* **EXERCISE REQUIREMENTS**
Leaving out every picture, retype the lines below from the top through the one that contains "[head] (hExc) at".
== DATA SECTION ==
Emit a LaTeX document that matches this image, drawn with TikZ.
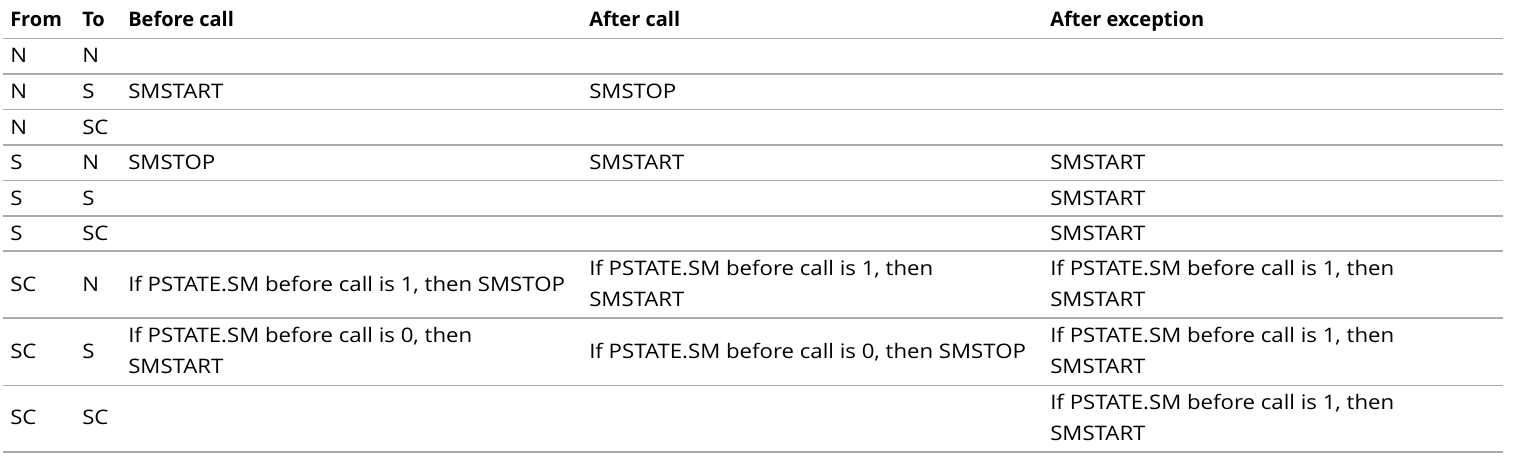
\documentclass[tikz,border=0pt]{standalone}
\usepackage{fontspec}
\setmainfont{Open Sans}[FakeStretch=1.11]
\newfontfamily\headfont{Open Sans}
\usepackage{tikz}
\usepackage{xcolor}

\tikzset{
  cell/.style={anchor=base west,inner sep=0pt,align=left,color={rgb, 255:red, 0; green, 0; blue, 0 },font=\fontsize{15pt}{23pt}\selectfont},
  head/.style={cell,font=\fontsize{15pt}{23pt}\selectfont\headfont\bfseries},
  rowline/.style={color={rgb, 255:red, 170; green, 170; blue, 170 },line width=1.1pt}
}

\begin{document}
\begin{tikzpicture}[x=0.75pt,y=0.75pt,yscale=-1,xscale=1]
\useasboundingbox (0,0) rectangle (1540,460);

%Straight Lines: rules under header and each row
\coordinate (L0) at (3,38.5);   \coordinate (R0) at (1503,38.5);
\coordinate (L1) at (3,74);     \coordinate (R1) at (1503,74);
\coordinate (L2) at (3,109.5);  \coordinate (R2) at (1503,109.5);
\coordinate (L3) at (3,145);    \coordinate (R3) at (1503,145);
\coordinate (L4) at (3,180.5);  \coordinate (R4) at (1503,180.5);
\coordinate (L5) at (3,216);    \coordinate (R5) at (1503,216);
\coordinate (L6) at (3,251);    \coordinate (R6) at (1503,251);
\coordinate (L7) at (3,318);    \coordinate (R7) at (1503,318);
\coordinate (L8) at (3,385.5);  \coordinate (R8) at (1503,385.5);
\coordinate (L9) at (3,452);    \coordinate (R9) at (1503,452);
\foreach \i in {0,...,9} \draw [rowline] (L\i) -- (R\i);

% Header
\node [head] (hFrom) at (10,27) {From};
\node [head] (hTo) at (82,27) {To};
\node [head] (hBefore) at (128,27) {Before call};
\node [head] (hAfter) at (589,27) {After call};
\node [head] (hExc) at (1050,27) {After exception};

% Row 1
\node [cell] (r1from) at (10,63) {N};
\node [cell] (r1to) at (82,63) {N};
% Row 2
\node [cell] (r2from) at (10,98.5) {N};
\node [cell] (r2to) at (82,98.5) {S};
\node [cell] (r2before) at (128,98.5) {SMSTART};
\node [cell] (r2after) at (589,98.5) {SMSTOP};
% Row 3
\node [cell] (r3from) at (10,134) {N};
\node [cell] (r3to) at (82,134) {SC};
% Row 4
\node [cell] (r4from) at (10,169.5) {S};
\node [cell] (r4to) at (82,169.5) {N};
\node [cell] (r4before) at (128,169.5) {SMSTOP};
\node [cell] (r4after) at (589,169.5) {SMSTART};
\node [cell] (r4exc) at (1050,169.5) {SMSTART};
% Row 5
\node [cell] (r5from) at (10,205) {S};
\node [cell] (r5to) at (82,205) {S};
\node [cell] (r5exc) at (1050,205) {SMSTART};
% Row 6
\node [cell] (r6from) at (10,240) {S};
\node [cell] (r6to) at (82,240) {SC};
\node [cell] (r6exc) at (1050,240) {SMSTART};
% Row 7 (two-line cells sit on the baseline of their last line)
\node [cell] (r7from) at (10,291) {SC};
\node [cell] (r7to) at (82,291) {N};
\node [cell] (r7before) at (128,291) {If PSTATE.SM before call is 1, then SMSTOP};
\node [cell] (r7after) at (589,306) {If PSTATE.SM before call is 1, then\\SMSTART};
\node [cell] (r7exc) at (1050,306) {If PSTATE.SM before call is 1, then\\SMSTART};
% Row 8
\node [cell] (r8from) at (10,358) {SC};
\node [cell] (r8to) at (82,358) {S};
\node [cell] (r8before) at (128,373.3) {If PSTATE.SM before call is 0, then\\SMSTART};
\node [cell] (r8after) at (589,358) {If PSTATE.SM before call is 0, then SMSTOP};
\node [cell] (r8exc) at (1050,373.3) {If PSTATE.SM before call is 1, then\\SMSTART};
% Row 9
\node [cell] (r9from) at (10,424.5) {SC};
\node [cell] (r9to) at (82,424.5) {SC};
\node [cell] (r9exc) at (1050,440) {If PSTATE.SM before call is 1, then\\SMSTART};

\end{tikzpicture}
\end{document}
===
* **COMPLETE OUTPUT**
Emit a LaTeX document that matches this image, drawn with TikZ.
\documentclass[tikz,border=0pt]{standalone}
\usepackage{fontspec}
\setmainfont{Open Sans}[FakeStretch=1.11]
\newfontfamily\headfont{Open Sans}
\usepackage{tikz}
\usepackage{xcolor}

\tikzset{
  cell/.style={anchor=base west,inner sep=0pt,align=left,color={rgb, 255:red, 0; green, 0; blue, 0 },font=\fontsize{15pt}{23pt}\selectfont},
  head/.style={cell,font=\fontsize{15pt}{23pt}\selectfont\headfont\bfseries},
  rowline/.style={color={rgb, 255:red, 170; green, 170; blue, 170 },line width=1.1pt}
}

\begin{document}
\begin{tikzpicture}[x=0.75pt,y=0.75pt,yscale=-1,xscale=1]
\useasboundingbox (0,0) rectangle (1540,460);

%Straight Lines: rules under header and each row
\coordinate (L0) at (3,38.5);   \coordinate (R0) at (1503,38.5);
\coordinate (L1) at (3,74);     \coordinate (R1) at (1503,74);
\coordinate (L2) at (3,109.5);  \coordinate (R2) at (1503,109.5);
\coordinate (L3) at (3,145);    \coordinate (R3) at (1503,145);
\coordinate (L4) at (3,180.5);  \coordinate (R4) at (1503,180.5);
\coordinate (L5) at (3,216);    \coordinate (R5) at (1503,216);
\coordinate (L6) at (3,251);    \coordinate (R6) at (1503,251);
\coordinate (L7) at (3,318);    \coordinate (R7) at (1503,318);
\coordinate (L8) at (3,385.5);  \coordinate (R8) at (1503,385.5);
\coordinate (L9) at (3,452);    \coordinate (R9) at (1503,452);
\foreach \i in {0,...,9} \draw [rowline] (L\i) -- (R\i);

% Header
\node [head] (hFrom) at (10,27) {From};
\node [head] (hTo) at (82,27) {To};
\node [head] (hBefore) at (128,27) {Before call};
\node [head] (hAfter) at (589,27) {After call};
\node [head] (hExc) at (1050,27) {After exception};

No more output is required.